Exchange Reserves Continue Decline

Bitcoin balances on exchanges dropped again this week, according to data from Glassnode. The decrease was about 400 BTC over seven days, bringing total exchange balances down to 171,900 BTC from 172,300 BTC. That’s a 0.23 percent decline, continuing the long-term trend of coins moving off trading platforms.

This might not sound like much, but when you consider the broader context, it becomes more significant. Exchange balances now represent just 0.87 percent of Bitcoin’s total supply of 19.8 million coins. At current prices, that’s about $18.7 billion worth of Bitcoin sitting on exchanges versus a total market cap of $2.16 trillion.

Monday’s Rally and Supply Dynamics

Monday saw Bitcoin’s price jump to around $115,000, and during that rally, exchanges recorded a withdrawal of less than 500 BTC. I think what’s interesting here is that this wasn’t a massive buying wave. Instead, it appears to be more about supply constraints – fewer sellers in the market rather than a surge of new buyers.
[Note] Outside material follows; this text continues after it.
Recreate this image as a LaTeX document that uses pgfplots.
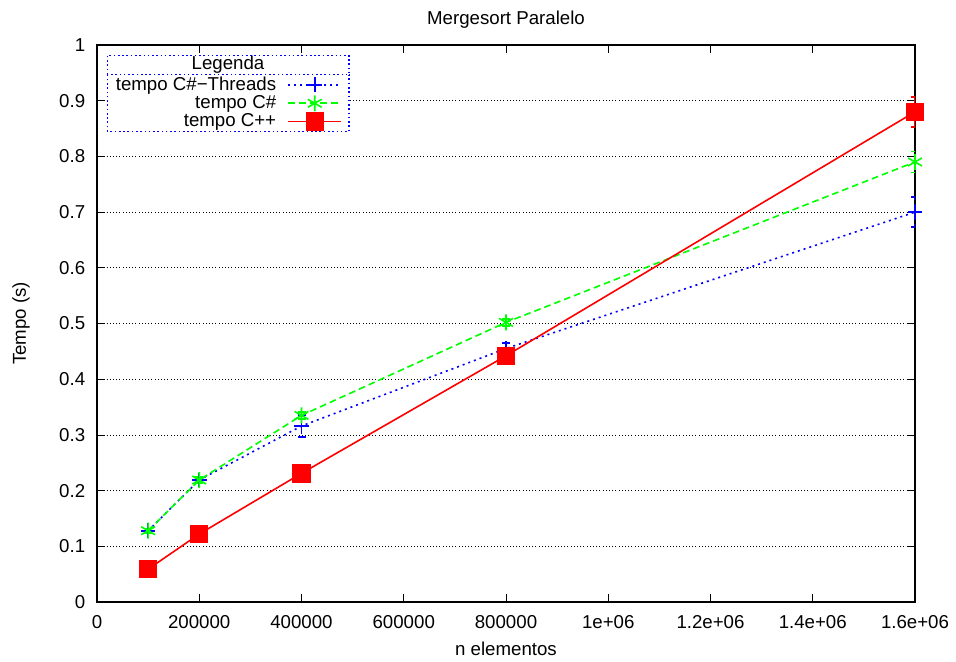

Bitcoin has since pulled back a bit, trading between $109,000 and $110,000, which is about 5 percent below last week’s peak. Analysts are watching support around $108,000 and resistance near $117,000. The market seems to be in a consolidation phase after the September highs, which isn’t unusual after significant price movements.

Long-Term Trend of Accumulation

The current exchange balance of 171,900 BTC is actually quite low when you look at historical data. Back in 2021, exchange balances were over 2.3 million BTC. The steady decline since then suggests investors are continuing to accumulate Bitcoin and move it to private wallets for long-term holding.

That 500 BTC withdrawal from Monday? It represents only 0.29 percent of current exchange reserves. But sometimes these small moves can influence market sentiment more than their actual size would suggest. We saw similar patterns in September 2025 when about 65,000 BTC left Kraken exchanges.

Market Sensitivity and Volatility Outlook

With fewer coins available on exchanges, markets become more sensitive to supply changes. When there’s less sell-side liquidity, even modest buying pressure can move prices more significantly. This current situation suggests the recent price rally wasn’t driven by massive demand inflows but rather by tightening supply conditions.

Exchange reserves at 171,900 BTC are approaching four-year lows, which could potentially lead to increased volatility. If selling pressure returns, there might be fewer coins available to absorb it, creating potentially larger price swings. But honestly, it’s hard to predict exactly how this will play out – markets have a way of surprising everyone.

The trend across major exchanges in both the U.S. and Asia shows similar patterns of declining balances, indicating this isn’t isolated to one region. It appears investors globally are acting as strong holders, preferring to keep their Bitcoin off exchanges for the long term.